Eventually, the project grew and became embedded in all things helping the communities. “Plus now, we have a program helping individuals get citizenship,” she continued in a more hopeful tone, “we help them integrate in the community and give them career guidance and advice.
Mona and her colleagues soon moved from only supplying food, to providing diapers, sanitary products and household cleaning products. Sometimes, they were lucky to get toys and books donations which they would then give to parents when they came for food collection.“Ohio has a harsh winter,” continued Mona, “we now run a sister store in tandem, we aim to donate winter clothing and utensils”.
These would be coats and shoes for parents who could not afford to procure those for their children.
Mona elaborated that many of the young people living in Hilltop are very bright, but: “have no access to food programs, and this affects them severely. They can never excel at school.” They also needed assistance in building their résumés to get a job or a place in college. The Hilltop program now helps the local youth find work and recreation, keeping them off the streets and away from gangs: “The idea here is to create an outlet for young people, give them extracurriculars which would be too costly for their parents to pay for and work skills. We also created a work program called Hilltop Tiger Soccer Club to deter the youth from crime”.
When I asked how the initiative was funded, Mona explained that most of the program is ran by the good will of people. They fundraise and have managed to secure some support from the local government, but the bulk of the human labour and coordination is entirely done by people in the community, volunteering their time to uplift and look after each other.
Many of the volunteers from the food pantry project are now looking to open a domestic violence shelter for women. Mona observed that once one project is in motion more people tend to join and keep the existing project running. This frees up some time for the original organisers, who habitually either increase their workload or go on to tackle other community issues.

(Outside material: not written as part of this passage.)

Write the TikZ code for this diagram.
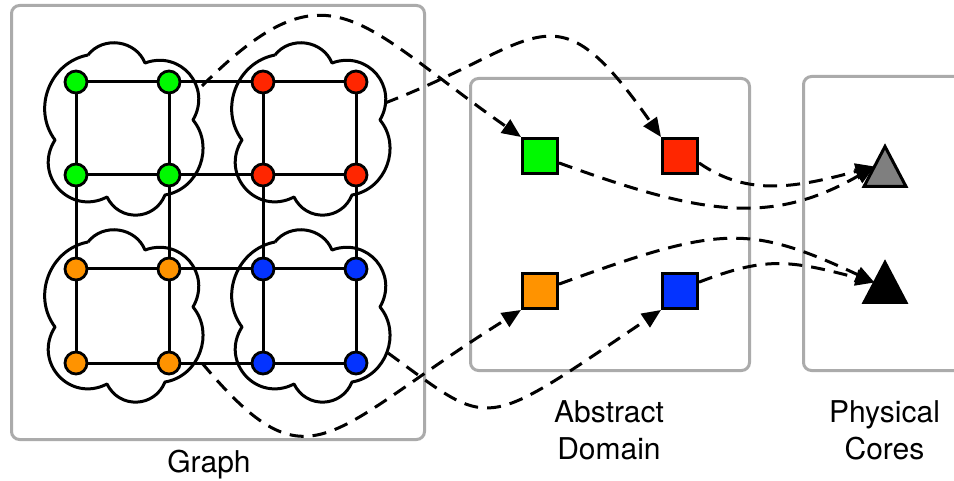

The programs aforementioned are mostly ran by women, who utilised the communal principles and routines within immigrant communities in Ohio to create a net-positive grassroot project and look after one another. Being forgotten by the state and left to rot in a food desert did not demoralise them. Hilltop now stands as an example of how regular people in working-class communities can tackle the monstrous problems of American capitalism.
The pantry is currently looking to expand its services as a foodbank, alongside its efforts to offer education and employment opportunities for young people in the area. With time, organisers are hoping to develop a communal network of support; stepping in where the capitalist state has failed. Initiatives like these may not directly challenge the economic system, but they are the natural response from ordinary people to build some collective dignity in their community.